Empirical reasoning requires a representational process that produces updates, and another representational process that gets updated. Eliminate the latter, and gone is the AI’s memory and expectation. (Imagine Cai experiencing its sequence of colors forever without considering any states of affairs they predict.) Eliminate the former, and the AGI has nothing but its frozen memories. (Imagine Cai without any sensory input, just a floating array of static world-models.) Keep both and eliminate bridging, and Cai painstakingly collects its visual data only to throw it all away; it has beliefs, but it never updates them.

Can we replace perceptions and expectations with a single kind-of-perceptiony kind-of-expectationish epistemic process, in a way that obviates any need for bridge hypotheses?

Maybe, but I don’t know what that would look like. An agent’s perceptions and its hypotheses are of different types, just by virtue of having distinct functions; and its meta-representations must portray them as such, lest its metacognitive reasoning fall into systemic error. Striving mightily to conflate the two may not make any more sense than striving to get an agent to smell colors or taste sounds.2

The only candidate I know of for a framework that may sidestep this distinction without thereby catching fire is Updateless Decision Theory, which was brought up by Jim Babcock, Vladimir Slepnev, and Wei Dei. UDT eliminates the need for bridge hypotheses in a particularly bold way, by doing away with updatable hypotheses altogether.

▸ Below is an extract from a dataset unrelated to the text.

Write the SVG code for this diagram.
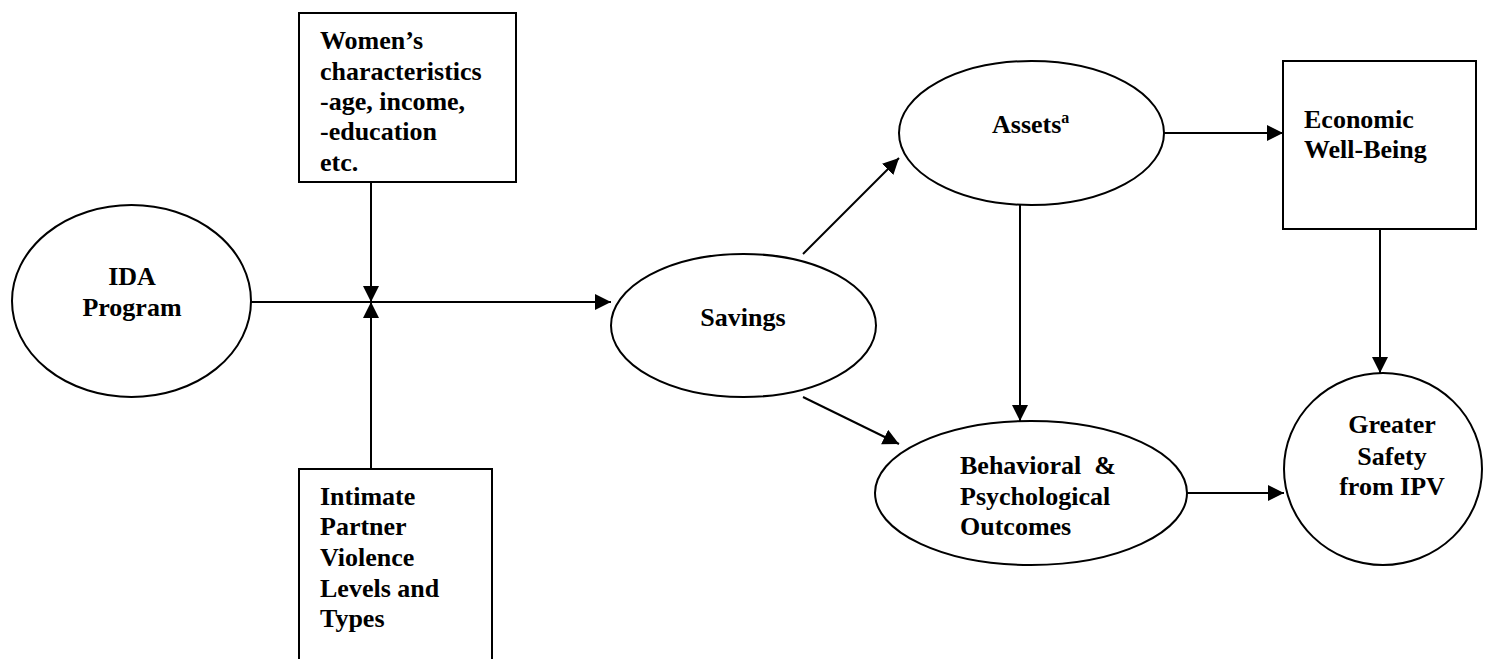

I don’t understand UDT well enough to say how it bears on the problem of naturalizing induction, but I may return to this point when I have a better grasp on it. If UDT turns out to solve or dissolve the problem, it will be especially useful to have on hand a particular reductionism-related problem that afflicts other kinds of agents and is solved by UDT. This will be valuable even if UDT has other features that are undesirable enough to force us to come up with alternative solutions to naturalized induction.

For now, I’ll just make a general point: It’s usually good policy for an AGI to think like reality; but if an introspectible distinction between updatable information and update-causing information is useful for real-world inductors, then we shouldn’t strip all traces of it from artificial reasoners, for much the same reason we shouldn’t reduce our sensory apparatuses to a single modality in an attempt to ape the unity of our world’s dynamics. Reductionism restricts what we can rationally believe about the territory, but it doesn’t restrict the idiom of our maps.


1 This is close to the worry Alex Flint raised, though our main concern is with the agent’s ability to reduce its own mental types, since this is a less avoidable problem than a third party trying to do the same.

2 The analogy to sensory modality is especially apt given that phenomenological bridge hypotheses can link sensory channels instead of linking a sensory channel to a hypothesized physical state. For instance, ‘I see yellow whenever I taste isoamyl acetate’ can function as a bridge between sensations an agent types as ‘vision’ and sensations an agent types as ‘taste’.